As part of a curriculum redesign team at Harvard, we are about to put this theory to the test. Rheumatology, which used to be crammed into a 15-hour course held over four consecutive half-days, has been given ample breathing space. We have allied with our friends in dermatology, allergy and immunopathology to create a teaching adventure that will generously span six weeks. Out with the large lecture halls, and in with concept videos and flipped classrooms (see Rheuminations: Has Technology Depersonalized the Art of Medical Teaching? February 2015).
Can we, as rheumatologists, captivate the mind of the millennial medical student? If they want to learn dermatology, how about helping them explore the countless ways that lupus damages the skin? If they have a yen for orthopedics, they can learn how to manage various musculoskeletal ailments using a needle and syringe. And if they want to engage in long-term and highly rewarding relationships with their patients, putting all that knowledge they learned to excel in the new MCAT, they need look no further than rheumatology.
We may want to entice our millennial audience by playing some television clips featuring the eponymous Dr. House, that irascible, sharp-witted curmudgeon and brilliant physician. A modern-day Osler, this medical detective is idolized by the retinue of devoted trainees who hover over him on rounds as he hobbles down the hallways in search of answers for his patients, who have defied diagnosis. Perhaps House’s most famous line over the hundreds of episodes, uttered countless times with varying degrees of anger and frustration was, “It’s not lupus!”7,8 Sometimes though, it really is.
Class, welcome to rheumatology.
Simon M. Helfgott, MD, is associate professor of medicine in the Division of Rheumatology, Immunology and Allergy at Harvard Medical School in Boston.
References
- Association of American Medical Colleges.

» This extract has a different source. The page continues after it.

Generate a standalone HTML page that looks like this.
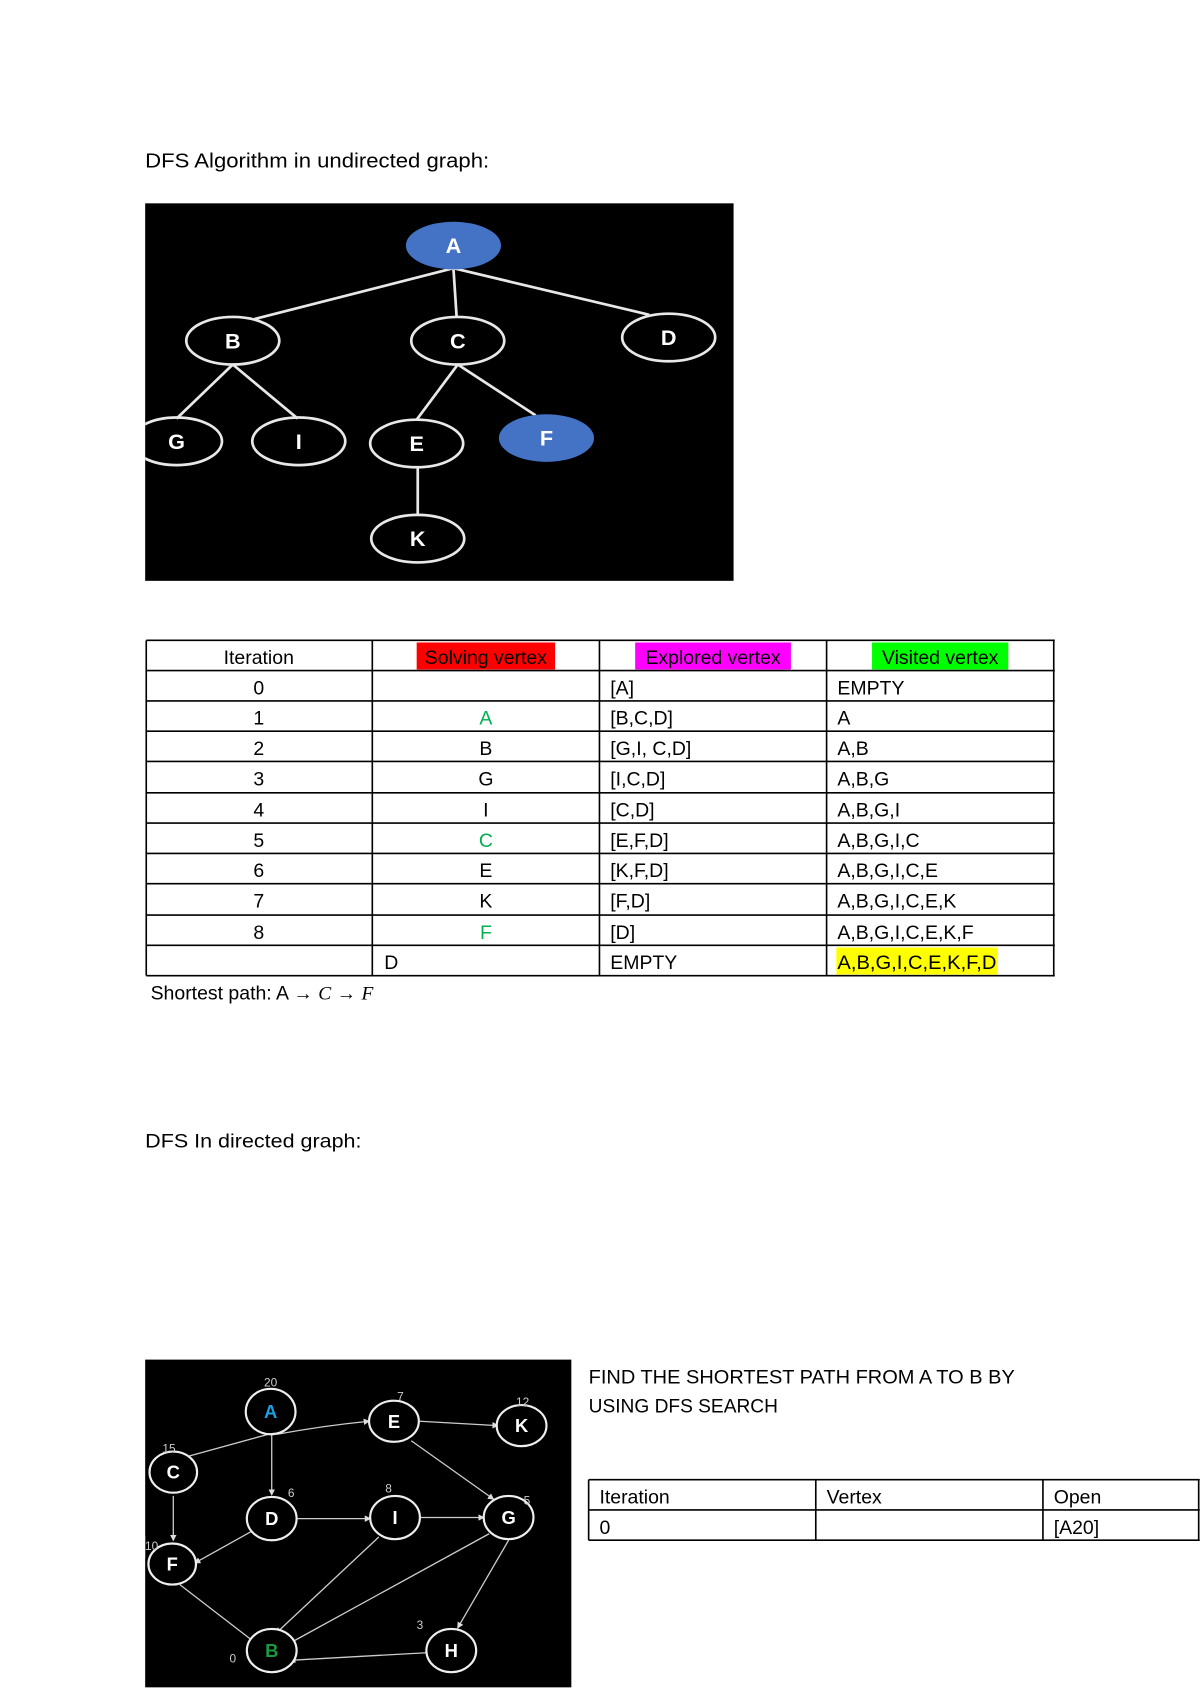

- Singer N. The price of beauty: For top medical Students, an attractive field. The New York Times. 2008 Mar 19.
- Deal CL, Hooker R, Harrington T, et al. The United States rheumatology workforce: Supply and demand, 2005–2025. Arthritis Rheum. 2007 Mar;56(3):722–729.
- Edmonston P. In tough times, M.B.A. applications may be an economic indicator. The New York Times. 2008 Oct 6.
- www.invetopedia.com/university/greatest/carlicahn.asp.
- Farr C. Bay Area doctors quit medicine to work for digital health startups. KQED. 2015 Jul 17.
- Bloopers: It’s not lupus. House M.D.
- Finally! It’s a lupus diagnosis on House, M.D. Lupus Foundation of America. 2007 Nov 29.
Correction
It has been brought to our attention that some of the statistics that I originally cited in the article were wrong. The Doximity study analyzing the rates of medical students pursuing residency training following graduation was incorrect in claiming that Stanford and UCSF scored poorly. In fact, the opposite is true for both schools. Colleagues at both UCSF and Stanford confirmed that their students matriculate to residencies at very high rates, as one would have expected. Since completing my research for my article several months ago, I was unaware that these study results were challenged by these two schools and that the original data had been retracted. I apologize for the error and the misunderstanding.